Ed infatti già a settembre l’inviato del presidente russo Vladimir Putin in Medio Oriente, Mikhail Bogdanov, aveva incontrato a Parigi Saleh Muslim, il leader del Partito di Unità Democratica (PYD), la maggiore forza curda in Siria. Poi il 2 ottobre è stato ancora Bogdanov a ricevere a Mosca Asia Osman, una dei principali comandanti militari delle forze curde a Kobane. E poi il 23 ottobre è stato Putin in persona a sollecitare il PYD a “unire le forze” con le truppe del presidente siriano Assad contro le milizie islamiste.

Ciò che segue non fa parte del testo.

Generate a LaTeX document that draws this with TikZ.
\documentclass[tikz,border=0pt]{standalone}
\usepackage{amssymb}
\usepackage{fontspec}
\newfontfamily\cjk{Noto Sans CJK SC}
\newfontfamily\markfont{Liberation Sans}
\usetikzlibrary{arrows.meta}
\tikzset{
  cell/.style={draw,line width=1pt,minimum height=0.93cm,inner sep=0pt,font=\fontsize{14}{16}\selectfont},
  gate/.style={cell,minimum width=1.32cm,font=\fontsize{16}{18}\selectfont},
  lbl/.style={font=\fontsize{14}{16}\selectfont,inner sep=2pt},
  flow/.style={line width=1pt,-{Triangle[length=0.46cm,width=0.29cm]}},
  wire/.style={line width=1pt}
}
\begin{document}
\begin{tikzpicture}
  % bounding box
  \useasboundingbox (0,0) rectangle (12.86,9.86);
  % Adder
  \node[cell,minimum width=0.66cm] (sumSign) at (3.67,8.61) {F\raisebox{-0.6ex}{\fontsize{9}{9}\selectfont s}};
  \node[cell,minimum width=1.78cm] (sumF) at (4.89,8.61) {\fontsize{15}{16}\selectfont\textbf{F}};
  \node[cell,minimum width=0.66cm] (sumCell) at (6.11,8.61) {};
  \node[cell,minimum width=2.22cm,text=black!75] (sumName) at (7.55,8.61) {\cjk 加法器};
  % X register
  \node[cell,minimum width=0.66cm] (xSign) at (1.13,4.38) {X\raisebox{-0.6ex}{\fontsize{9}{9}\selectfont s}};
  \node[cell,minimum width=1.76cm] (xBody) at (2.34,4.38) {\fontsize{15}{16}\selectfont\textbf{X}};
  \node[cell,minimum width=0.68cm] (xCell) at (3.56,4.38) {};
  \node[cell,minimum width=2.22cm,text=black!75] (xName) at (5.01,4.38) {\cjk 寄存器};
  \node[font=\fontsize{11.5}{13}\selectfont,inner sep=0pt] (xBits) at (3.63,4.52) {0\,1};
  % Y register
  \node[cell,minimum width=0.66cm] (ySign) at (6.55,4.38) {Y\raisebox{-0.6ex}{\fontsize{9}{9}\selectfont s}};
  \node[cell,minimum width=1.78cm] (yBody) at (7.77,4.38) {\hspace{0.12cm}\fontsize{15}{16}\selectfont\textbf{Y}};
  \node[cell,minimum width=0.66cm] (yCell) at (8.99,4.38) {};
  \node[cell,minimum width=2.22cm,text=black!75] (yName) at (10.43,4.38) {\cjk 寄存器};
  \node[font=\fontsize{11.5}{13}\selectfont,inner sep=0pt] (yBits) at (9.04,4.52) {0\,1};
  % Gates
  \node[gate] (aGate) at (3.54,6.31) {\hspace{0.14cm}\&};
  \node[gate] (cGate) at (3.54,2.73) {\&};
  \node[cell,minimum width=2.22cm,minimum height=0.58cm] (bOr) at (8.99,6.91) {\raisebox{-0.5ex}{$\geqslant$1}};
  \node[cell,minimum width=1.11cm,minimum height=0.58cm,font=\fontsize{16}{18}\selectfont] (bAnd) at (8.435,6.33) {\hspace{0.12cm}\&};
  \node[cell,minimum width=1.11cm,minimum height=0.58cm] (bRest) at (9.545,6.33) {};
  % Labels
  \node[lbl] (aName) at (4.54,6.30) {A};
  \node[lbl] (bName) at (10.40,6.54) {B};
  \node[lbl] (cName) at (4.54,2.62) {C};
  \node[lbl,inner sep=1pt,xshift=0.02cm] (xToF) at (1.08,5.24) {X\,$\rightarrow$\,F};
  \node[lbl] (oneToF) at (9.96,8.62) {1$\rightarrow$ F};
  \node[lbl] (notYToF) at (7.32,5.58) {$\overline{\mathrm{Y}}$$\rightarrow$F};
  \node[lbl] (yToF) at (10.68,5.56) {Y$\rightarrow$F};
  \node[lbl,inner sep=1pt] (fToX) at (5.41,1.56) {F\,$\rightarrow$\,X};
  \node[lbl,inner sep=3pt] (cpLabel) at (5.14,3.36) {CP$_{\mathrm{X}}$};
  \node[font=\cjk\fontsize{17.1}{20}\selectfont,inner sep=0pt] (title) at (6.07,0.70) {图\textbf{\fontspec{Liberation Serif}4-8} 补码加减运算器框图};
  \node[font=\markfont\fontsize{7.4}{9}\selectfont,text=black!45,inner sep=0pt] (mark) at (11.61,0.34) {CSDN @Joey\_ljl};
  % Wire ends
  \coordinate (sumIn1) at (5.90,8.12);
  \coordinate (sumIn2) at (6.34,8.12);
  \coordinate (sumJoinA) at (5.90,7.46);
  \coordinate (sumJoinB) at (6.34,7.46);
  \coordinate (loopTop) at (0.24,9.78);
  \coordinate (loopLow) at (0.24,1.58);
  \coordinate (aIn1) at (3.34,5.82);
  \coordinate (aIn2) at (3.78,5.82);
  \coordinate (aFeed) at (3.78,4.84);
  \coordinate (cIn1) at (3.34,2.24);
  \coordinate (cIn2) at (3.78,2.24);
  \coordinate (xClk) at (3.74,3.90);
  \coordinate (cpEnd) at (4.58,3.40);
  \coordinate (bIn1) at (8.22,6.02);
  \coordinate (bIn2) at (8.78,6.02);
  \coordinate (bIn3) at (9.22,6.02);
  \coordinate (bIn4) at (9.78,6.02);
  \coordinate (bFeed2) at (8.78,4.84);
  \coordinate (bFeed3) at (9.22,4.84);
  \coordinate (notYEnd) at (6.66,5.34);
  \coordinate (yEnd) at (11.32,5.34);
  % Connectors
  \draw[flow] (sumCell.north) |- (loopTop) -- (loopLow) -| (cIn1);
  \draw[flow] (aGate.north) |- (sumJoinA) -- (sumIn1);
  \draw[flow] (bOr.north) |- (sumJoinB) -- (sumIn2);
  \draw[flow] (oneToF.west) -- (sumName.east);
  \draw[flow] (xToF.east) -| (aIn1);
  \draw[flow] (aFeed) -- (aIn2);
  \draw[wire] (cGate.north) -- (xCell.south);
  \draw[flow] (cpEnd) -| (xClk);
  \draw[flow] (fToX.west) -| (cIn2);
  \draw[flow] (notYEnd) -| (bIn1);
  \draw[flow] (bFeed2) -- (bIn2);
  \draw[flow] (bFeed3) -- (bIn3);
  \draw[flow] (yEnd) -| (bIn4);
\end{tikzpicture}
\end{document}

Al progressivo avvicinamento tra i curdi e Russia la Nato – che pure sostiene le Ypg contro i jihadisti in Siria – ha risposto nei giorni scorsi annunciando l’invio di caccia e navi da guerra per rafforzare le difese della Turchia contro eventuali minacce esterne, ovviamente con esplicito riferimento al contenzioso con la Russia. Il segretario generale dell’Alleanza Atlantica, il norvegese Jens Stoltenberg, ha spiegato che la Nato valuterà quali mezzi inviare, sottolineando che si tratta di un provvedimento di carattere difensivo, «misure a protezione della Turchia in considerazione della situazione volatile nella regione». Si parla per ora di ricognitori Awacs che Stoltenberg ha descritto come “mezzi di polizia aerea”, e di navi da guerra fornite dalla Germania e dalla Danimarca.
L’intenzione della Nato è blindare il confine tra Turchia e Siria. Una mossa che sicuramente rafforza Ankara dopo che la Russia ha risposto alle provocazioni militari turche in Siria schierando a nord di Damasco alcune batterie missilistiche di difesa antiaerea. Ma certo la presenza di mezzi della Nato nella zona calda di confine potrebbe anche costituire un freno alle intemperanze di Ankara che rischiano di far deflagrare un conflitto aperto con Mosca proprio mentre sia l’Ue che gli Stati Uniti trattano con Putin sul contrasto all’Isis.